Question about input_dim and mask_zero in embedding layers

From the documentation on tf.keras.layers.Embedding:

input_dim:

Integer. Size of the vocabulary, i.e. maximum integer index + 1.

mask_zero:

Boolean, whether or not the input value 0 is a special “padding” value that should be masked out. This is useful when using recurrent layers which may take variable length input. If this is True, then all subsequent layers in the model need to support masking or an exception will be raised. If mask_zero is set to True, as a consequence, index 0 cannot be used in the vocabulary (input_dim should equal size of vocabulary + 1).

  1. If my vocabulary size is n but they are encoded with index values from 1 to n (0 is left for padding), is input_dim equal to n or n+1? The maximum integer index + 1 part of the documentation is confusing me.

  2. If the inputs are padded with zeroes, what are the consequences of leaving mask_zero = False?

  3. If mask_zero = True, based on the documentation, I would have to increment the answer from my first question by one? What is the expected behaviour if this was not done?

2 Likes

Hi @Lu_Bin_Liu

To answer your queries for understanding on tf.keras.layers.Embedding though its clearly mentioned in the definition :

  1. If your vocabulary size is n and indices range from 1 to n (0 is left for padding), then use input_dim=n+1 because input_dim specifies the total number of possible indices, including padding.

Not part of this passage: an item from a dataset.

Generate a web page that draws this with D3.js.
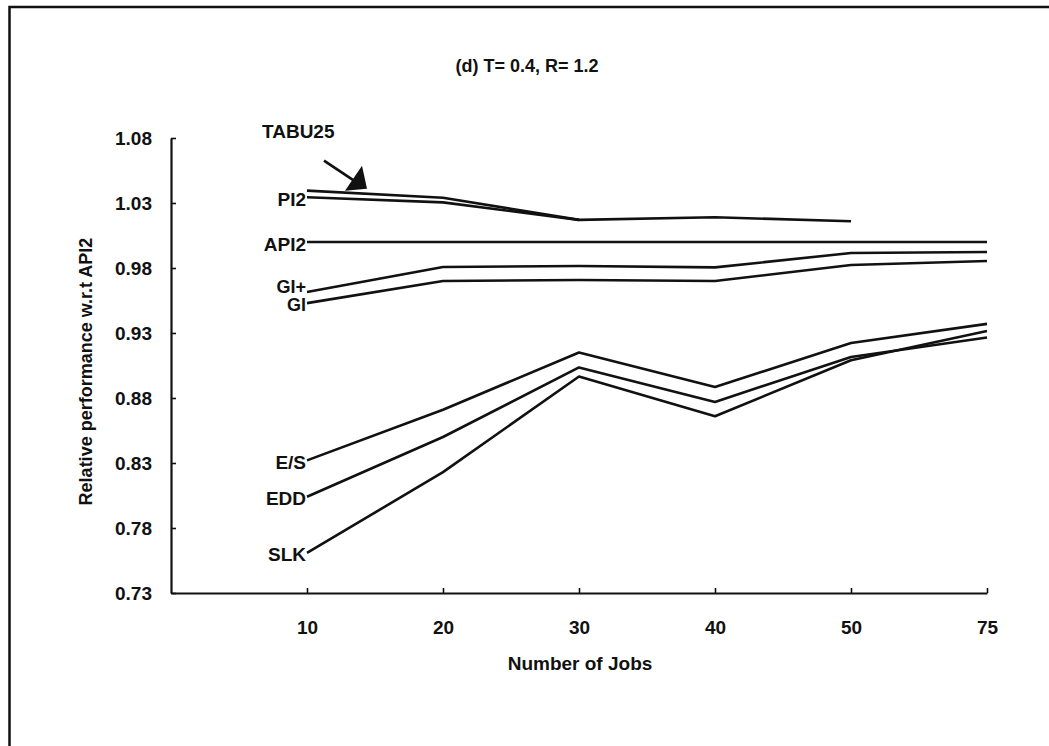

  2. If you leave mask_zero=False while using padded zeros, then the model will treat padded zeros as actual tokens in the vocabulary which can lead to inaccurate results, especially when using recurrent layers where masked padding is often crucial for handling variable-length sequences.

  3. If you set mask_zero=True but fail to increment input_dim accordingly, TensorFlow will raise an exception on vocabulary size mismatch because enabling masking requires reserving index 0 for padding, so increase the vocabulary size by 1.